我尝试运行调用 MPI_Comm_spawn_multiple 来生成多个进程,但是,有一些有趣的东西。当我生成 40 个子进程时,一切顺利。当我产生 80 个子进程时,它告诉我分段错误。问题发生的条件是您在 MPI_Info 中设置了“wdir”并且生成的子进程的数量足够大(在我的测试中,它应该大于 53)。我想知道是否有人遭受或知道如何解决这个问题。

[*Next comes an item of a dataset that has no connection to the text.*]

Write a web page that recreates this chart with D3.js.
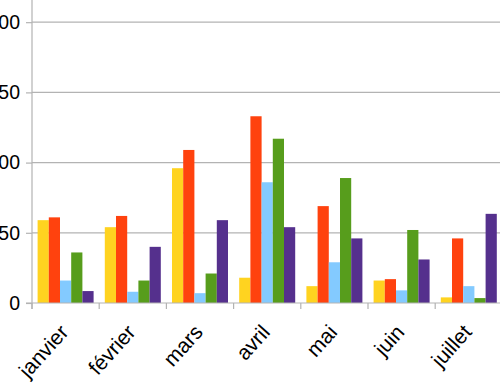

我的 MPI 版本是 mvapich2-1.8.1。
下面是我的代码:
#include "mpi.h"
#include <stdio.h>
#include <stdlib.h>
#define P_SIZE 80
int main( int argc, char *argv[] )
{
int np[P_SIZE],i;
int errcodes[P_SIZE];
MPI_Comm parentcomm, intercomm;
char *cmds[P_SIZE];
MPI_Info infos[P_SIZE];
for(i=0;i<P_SIZE;i++){
np[i]=1;
MPI_Info_create(&infos[i]);
cmds[i]="./spawn_example";
}
for(i=0;i<10;i++){ MPI_Info_set(infos[i], "hosts", "node1");MPI_Info_set(infos[i], "wdir", "/home");}
for(i=10;i<20;i++){ MPI_Info_set(infos[i], "hosts", "node2");MPI_Info_set(infos[i], "wdir", "/home");}
for(i=20;i<30;i++){ MPI_Info_set(infos[i], "hosts", "node3");MPI_Info_set(infos[i], "wdir", "/home");}
for(i=30;i<40;i++){ MPI_Info_set(infos[i], "hosts", "node4");MPI_Info_set(infos[i], "wdir", "/home");}
for(i=40;i<50;i++){ MPI_Info_set(infos[i], "hosts", "node5");MPI_Info_set(infos[i], "wdir", "/home");}
for(i=50;i<60;i++){ MPI_Info_set(infos[i], "hosts", "node6");MPI_Info_set(infos[i], "wdir", "/home");}
for(i=60;i<70;i++){ MPI_Info_set(infos[i], "hosts", "node7");MPI_Info_set(infos[i], "wdir", "/home");}
for(i=70;i<80;i++){ MPI_Info_set(infos[i], "hosts", "node8");MPI_Info_set(infos[i], "wdir", "/home");}
MPI_Init( &argc, &argv );
MPI_Comm_get_parent( &parentcomm );
if (parentcomm == MPI_COMM_NULL)
{
MPI_Comm_spawn_multiple( P_SIZE, cmds, MPI_ARGVS_NULL, np, infos, 0, MPI_COMM_SELF, &intercomm, errcodes );
printf("I'm the parent.\n");
}
else
{
printf("I'm the spawned.\n");
}
fflush(stdout);
MPI_Finalize();
return 0;
}